The employers’ proposal for changes to the scheme, required to meet its 2020 triennial valuation, includes:

  • minimising increases in contributions to the scheme by members to no more than 0.2%, and employer contributions to 0.3%, meaning that members’ contributions would only rise from 9.6% to no more than 9.8% of salary.
  • maintaining the scheme’s Defined Benefit /Defined Contribution hybrid model with Defined Benefit applying up to a salary threshold of £40,000, and retaining Defined Contributions at an overall 20% of salary above that threshold.
  • employers to offer further, stronger covenant support measures including a moratorium on exit, debt-monitoring and ensuring that pension promises are even more secure through protecting the USS Trustee’s status as a creditor.
  • a commitment that should the scheme’s financial situation get better then improvements to benefits can be considered rather than reducing contribution rates.
  • addressing the high opt-out rate, which sees around 20% of members choosing not to join the scheme and losing out on the 21.1% employer contribution, by giving eligible members the choice of a new lower contribution option.
  • a major new review of the scheme’s governance, and exploring moves to a conditional indexation model, which pegs a part of annual pension provision to the performance of scheme funds, via a working group of members’ representatives, employers, and USS.

While the reform package passed by the JNC proposes a particular set of changes to the future pensions earned from USS’s defined benefit and defined contribution sections, the forthcoming consultation with scheme members could lead to these proposals being amended. Employers remain open to considering alternative benefit structures and formulations, provided they are viable, affordable and implementable.

UCU’s proposal would have been a viable, affordable and implementable short term solution to the 2020 valuation and would have provided a breather during which to consider governance reform, not just review, and future options for scheme design. UUK blocked the road for this to happen by not pledging covenant support.

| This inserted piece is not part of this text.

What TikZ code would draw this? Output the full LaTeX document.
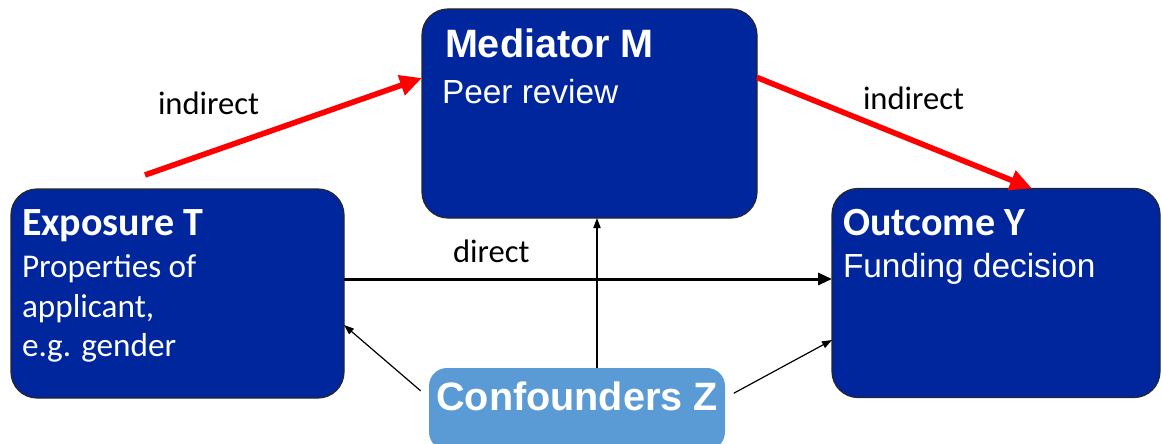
\documentclass[tikz,border=0pt]{standalone}
\usepackage{fontspec}
\setmainfont{Carlito}
\newfontfamily\arialfont{Liberation Sans}
\usetikzlibrary{arrows.meta, positioning}

\definecolor{boxblue}{RGB}{0,38,158}
\definecolor{zblue}{RGB}{91,155,213}
\definecolor{pathred}{RGB}{255,0,0}

\begin{document}
\begin{tikzpicture}[
            x=0.5pt,
            y=-0.5pt,
            >=Stealth,
            inner sep=0pt,
            outer sep=0pt
        ]
        \tikzstyle{box}=[draw=black!85, fill=boxblue, line width=0.6pt, rounded corners=13pt, minimum height=104.5pt]
        \tikzstyle{zbox}=[fill=zblue, rounded corners=9pt, minimum width=148pt, minimum height=41pt]
        \tikzstyle{calhead}=[text=white, anchor=base west, font=\fontsize{20}{22}\selectfont\bfseries]
        \tikzstyle{calbody}=[text=white, anchor=base west, font=\fontsize{16.6}{19}\selectfont]
        \tikzstyle{arihead}=[text=white, anchor=base west, font=\arialfont\fontsize{19.8}{22}\selectfont\bfseries]
        \tikzstyle{aribody}=[text=white, anchor=base west, font=\arialfont\fontsize{16.7}{19}\selectfont]
        \tikzstyle{lbl}=[text=black, anchor=base west, font=\fontsize{16.3}{19}\selectfont]
        \tikzstyle{indirect}=[->, draw=pathred, line width=2.8pt, >={Triangle[length=11pt, width=10pt]}]
        \tikzstyle{direct}=[->, draw=black, line width=1.5pt, >={Triangle[length=7pt, width=6pt]}]
        \tikzstyle{confound}=[->, draw=black, line width=0.6pt, >={Triangle[length=5pt, width=3.6pt]}]

        \clip (0,0) rectangle (1162,444);

        % boxes
        \node[box, minimum width=166.5pt] (T) at (177.5,293.5) {};
        \node[box, minimum width=167.5pt] (M) at (589.5,113.5) {};
        \node[box, minimum width=164pt] (Y) at (996,293) {};
        \node[zbox] (Z) at (577,409) {};

        % box texts
        \node[calhead] (T1) at (22,235) {Exposure T};
        \node[calbody] (T2) at (22,277) {Properties of};
        \node[calbody] (T3) at (22,317) {applicant,};
        \node[calbody] (T4) at (22,356) {e.g. gender};
        \node[arihead] (M1) at (445,58) {Mediator M};
        \node[aribody] (M2) at (442,104) {Peer review};
        \node[calhead] (Y1) at (843,235) {Outcome Y};
        \node[aribody] (Y2) at (843,277) {Funding decision};
        \node[text=white, anchor=base, font=\arialfont\fontsize{19.8}{22}\selectfont\bfseries] (Z1) at (577,410) {Confounders Z};

        % paths
        \coordinate (tail) at (145,175);
        \draw[indirect] (tail) -- ([yshift=17.75pt]M.west);
        \draw[indirect] ([yshift=18pt]M.east) -- ([xshift=18pt]Y.north);
        \draw[direct] ([yshift=7.25pt]T.east) -- ([yshift=7pt]Y.west);
        \draw[confound, shorten <=5.5pt] ([yshift=5.5pt]Z.west) -- ([yshift=-15.75pt]T.east);
        \draw[confound, shorten <=5pt] ([yshift=5.5pt]Z.east) -- ([yshift=-23.5pt]Y.west);
        \draw[confound] ([xshift=10pt]Z.north) -- ([xshift=10pt]Z.north |- M.south);

        \node[lbl] (L1) at (158,115) {indirect};
        \node[lbl] (L2) at (863,110) {indirect};
        \node[lbl] (L3) at (453,262) {direct};
    \end{tikzpicture}
\end{document}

UUK’s proposals, instead, signify drastic cuts of employees’ pensions:

  • now, your pension grows by 1/75th of salary for every year you work; UUK proposals would cut this to 1/85th – cutting pensions by 12%;
  • now, every pound you earn up to £59,800 adds to the secure defined benefit element of your pension; UUK proposals would cut this threshold to £40,000
  • now, inflation can’t erode the buying power of your pension unless it exceeds 5%; UUK proposals would cut this protection to 2.5%

To see what impact these proposals will have on your pension, visit the modeller provided by UCU here.

Benefits which members have already earned within USS are protected by law and secure, and the employers’ package, and in particular the unprecedented additional covenant support measures provided by employers, further strengthens that protection.